A block of data:
***
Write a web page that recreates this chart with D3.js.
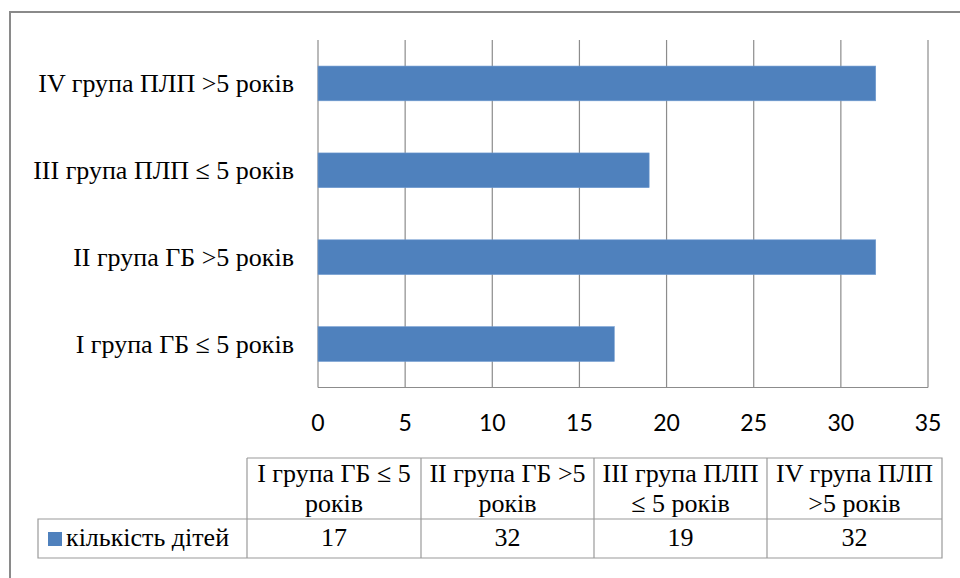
<!DOCTYPE html>
<html><head><meta charset="utf-8">
<script src="https://cdn.jsdelivr.net/npm/d3@7"></script>
</head><body style="margin:0"><svg id="c" width="960" height="578"></svg>
<script>
const categories = ["I група ГБ ≤ 5 років","II група ГБ >5 років","III група ПЛП ≤ 5 років","IV група ПЛП >5 років"];
const tableHeaders = [["I група ГБ ≤ 5","років"],["II група ГБ >5","років"],["III група ПЛП","≤ 5 років"],["IV група ПЛП",">5 років"]];
const seriesName = "кількість дітей";
const values = [17,32,19,32];
const xTicks = [0,5,10,15,20,25,30,35];

const svg = d3.select("#c");
const color = "#4f81bd", grid = "#8c8c8c";
const FS = 26;

svg.append("path").attr("d","M10,578 V12 H960").attr("fill","none").attr("stroke","#8a8a8a").attr("stroke-width",2);

const x = d3.scaleLinear().domain([0,35]).range([318,928]);
const y = d3.scaleBand().domain(categories.slice().reverse()).range([40,387.5]).paddingInner(0.6).paddingOuter(0.3);

svg.append("g").selectAll("line").data(xTicks.slice(1)).join("line")
  .attr("x1",d=>x(d)).attr("x2",d=>x(d)).attr("y1",40).attr("y2",387.5)
  .attr("stroke",grid).attr("stroke-width",1.2);
svg.append("line").attr("x1",x(0)).attr("x2",x(0)).attr("y1",40).attr("y2",387.5).attr("stroke",grid).attr("stroke-width",1.2);
svg.append("line").attr("x1",x(0)).attr("x2",x(35)).attr("y1",387.5).attr("y2",387.5).attr("stroke",grid).attr("stroke-width",1.2);

svg.append("g").selectAll("rect").data(categories).join("rect")
  .attr("x",x(0)).attr("y",d=>y(d)).attr("height",y.bandwidth())
  .attr("width",(d,i)=>x(values[i])-x(0)).attr("fill",color)
  .attr("stroke","#6f9ad0").attr("stroke-width",0.6);

function serifText(sel){ return sel.attr("font-family","Liberation Serif").attr("font-size",FS).attr("fill","#000"); }

serifText(svg.append("g").selectAll("text").data(categories).join("text")
  .attr("x",294).attr("y",d=>y(d)+y.bandwidth()/2+9)
  .attr("text-anchor","end")).text(d=>d);

svg.append("g").selectAll("text").data(xTicks).join("text")
  .attr("x",d=>x(d)).attr("y",431).attr("text-anchor","middle")
  .attr("font-family","Lato").attr("font-size",23).attr("fill","#000").text(d=>d);

const colX = [247,421,594,767,942];
const tTop = 458, tMid = 519, tBot = 558, legLeft = 38;
const tg = svg.append("g").attr("stroke","#9a9a9a").attr("stroke-width",1.2).attr("fill","none");
tg.append("path").attr("d",`M${colX[0]},${tTop} H${colX[4]} V${tBot} H${legLeft} V${tMid} H${colX[4]}`);
colX.slice(0,4).forEach(cx=>tg.append("line").attr("x1",cx).attr("x2",cx).attr("y1",tTop).attr("y2",tBot));

const hd = svg.append("g");
tableHeaders.forEach((lines,i)=>{
  const cx=(colX[i]+colX[i+1])/2;
  lines.forEach((t,j)=>serifText(hd.append("text").attr("x",cx).attr("y",482+j*30)
    .attr("text-anchor","middle")).text(t));
});
serifText(svg.append("g").selectAll("text").data(values).join("text")
  .attr("x",(d,i)=>(colX[i]+colX[i+1])/2).attr("y",546)
  .attr("text-anchor","middle")).text(d=>d);
svg.append("rect").attr("x",48).attr("y",532).attr("width",14).attr("height",14).attr("fill",color);
serifText(svg.append("text").attr("x",66).attr("y",546)).text(seriesName);
</script></body></html>
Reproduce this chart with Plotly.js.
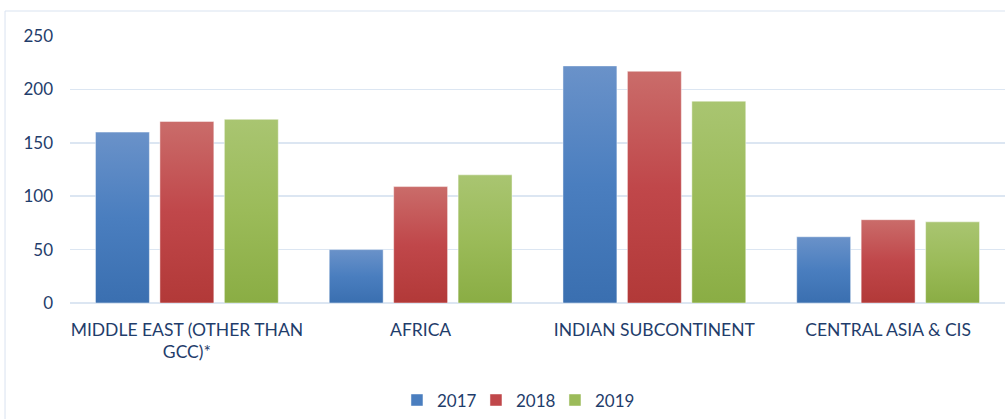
<!DOCTYPE html>
<html>
<head>
<meta charset="utf-8">
<script src="https://cdn.plot.ly/plotly-3.0.1.min.js"></script>
<style>html,body{margin:0;padding:0;background:#fff;}#chart{width:1005px;height:419px;}</style>
</head>
<body>
<div id="chart"></div>
<script>
const categories = ["MIDDLE EAST (OTHER THAN<br>GCC)*", "AFRICA", "INDIAN SUBCONTINENT", "CENTRAL ASIA & CIS"];
const seriesNames = ["2017", "2018", "2019"];
const values2017 = [160, 50, 222, 62];
const values2018 = [170, 109, 217, 78];
const values2019 = [172, 120, 189, 76];
const yTicks = [0, 50, 100, 150, 200, 250];

const colors = ["#4a7ebf", "#c0474a", "#9bbb59"];
const gradTop = ["#6a92c9", "#ca6c6a", "#a9c571"];
const gradBot = ["#3a6fb0", "#b23938", "#8aad44"];
const allValues = [values2017, values2018, values2019];
const textColor = "#1f3d6b";
const font = "Lato, 'Open Sans', sans-serif";

const traces = seriesNames.map((name, i) => ({
  type: "bar",
  name: name,
  x: categories,
  y: allValues[i],
  marker: { color: colors[i], line: { color: "rgba(255,255,255,0.45)", width: 1 } },
  hoverinfo: "x+y+name"
}));

const layout = {
  width: 1005,
  height: 419,
  margin: { l: 70, r: 0, t: 36, b: 116 },
  paper_bgcolor: "#ffffff",
  plot_bgcolor: "#ffffff",
  barmode: "group",
  bargap: 0.173,
  bargroupgap: 0.163,
  font: { family: font, size: 17, color: textColor },
  xaxis: {
    showgrid: false,
    showline: false,
    zeroline: false,
    ticks: "",
    tickfont: { family: font, size: 17.5, color: textColor },
    ticklabelstandoff: 14,
    fixedrange: true
  },
  yaxis: {
    range: [0, 250],
    tickvals: yTicks,
    showgrid: true,
    gridcolor: "#dce6f2",
    gridwidth: 1.5,
    zeroline: true,
    zerolinecolor: "#dce6f2",
    zerolinewidth: 1.5,
    showline: false,
    ticks: "",
    ticklabelstandoff: 16,
    tickfont: { family: font, size: 17, color: textColor },
    fixedrange: true
  },
  showlegend: true,
  legend: {
    orientation: "h",
    x: 0.3497,
    xanchor: "left",
    y: -0.365,
    yanchor: "middle",
    font: { family: font, size: 17, color: textColor },
    itemwidth: 30,
    entrywidth: 34,
    entrywidthmode: "pixels",
    tracegroupgap: 0
  },
  shapes: [{
    type: "rect",
    xref: "paper", yref: "paper",
    x0: -0.0695, x1: 1.02,
    y0: -0.47, y1: 1.0936,
    line: { color: "#d9e3f0", width: 1 },
    fillcolor: "rgba(0,0,0,0)",
    layer: "below"
  }]
};

Plotly.newPlot("chart", traces, layout, { displayModeBar: false, staticPlot: true }).then(gd => {
  const svgNS = "http://www.w3.org/2000/svg";
  const svg = gd.querySelector("svg.main-svg");
  let defs = svg.querySelector("defs");
  if (!defs) { defs = document.createElementNS(svgNS, "defs"); svg.insertBefore(defs, svg.firstChild); }
  seriesNames.forEach((n, i) => {
    const lg = document.createElementNS(svgNS, "linearGradient");
    lg.setAttribute("id", "bargrad" + i);
    lg.setAttribute("x1", "0"); lg.setAttribute("y1", "0");
    lg.setAttribute("x2", "0"); lg.setAttribute("y2", "1");
    const s1 = document.createElementNS(svgNS, "stop");
    s1.setAttribute("offset", "0"); s1.setAttribute("stop-color", gradTop[i]);
    const s2 = document.createElementNS(svgNS, "stop");
    s2.setAttribute("offset", "0.5"); s2.setAttribute("stop-color", colors[i]);
    const s3 = document.createElementNS(svgNS, "stop");
    s3.setAttribute("offset", "1"); s3.setAttribute("stop-color", gradBot[i]);
    lg.appendChild(s1); lg.appendChild(s2); lg.appendChild(s3);
    defs.appendChild(lg);
  });
  const traceGroups = gd.querySelectorAll(".barlayer .trace");
  traceGroups.forEach((g, i) => {
    g.querySelectorAll(".point path").forEach(p => { p.style.fill = "url(#bargrad" + i + ")"; });
  });
});
</script>
</body>
</html>
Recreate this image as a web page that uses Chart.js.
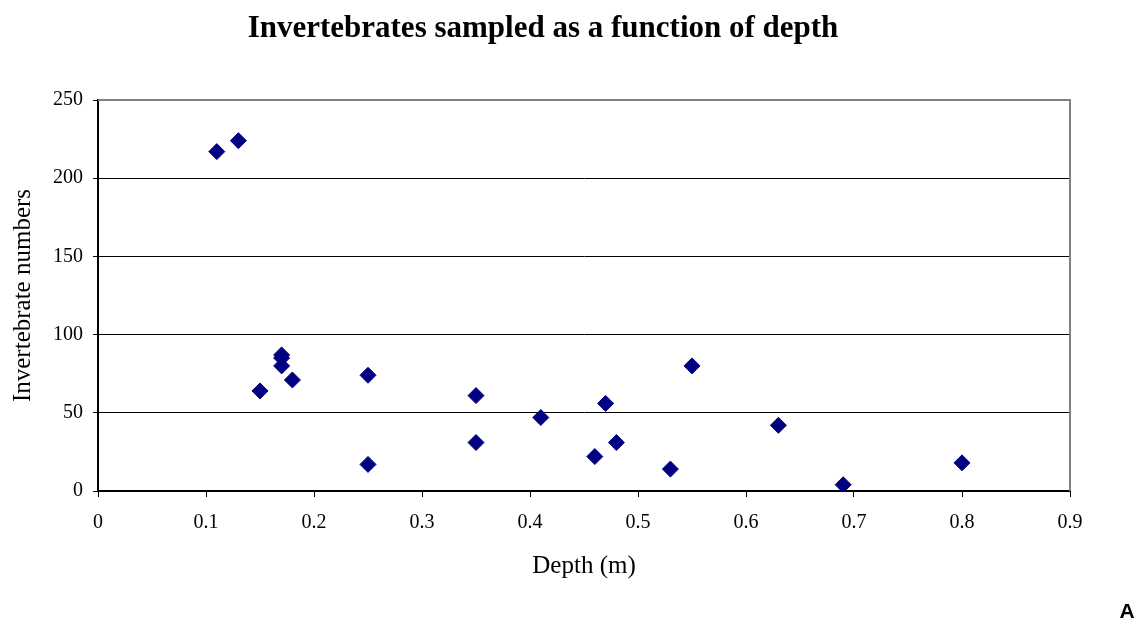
***
**Work required**
Every line holding "that" should be copied out.

**Answer to the exercise**
Write a web page that recreates this chart with D3.js.
Recreate this image as a web page that uses Chart.js.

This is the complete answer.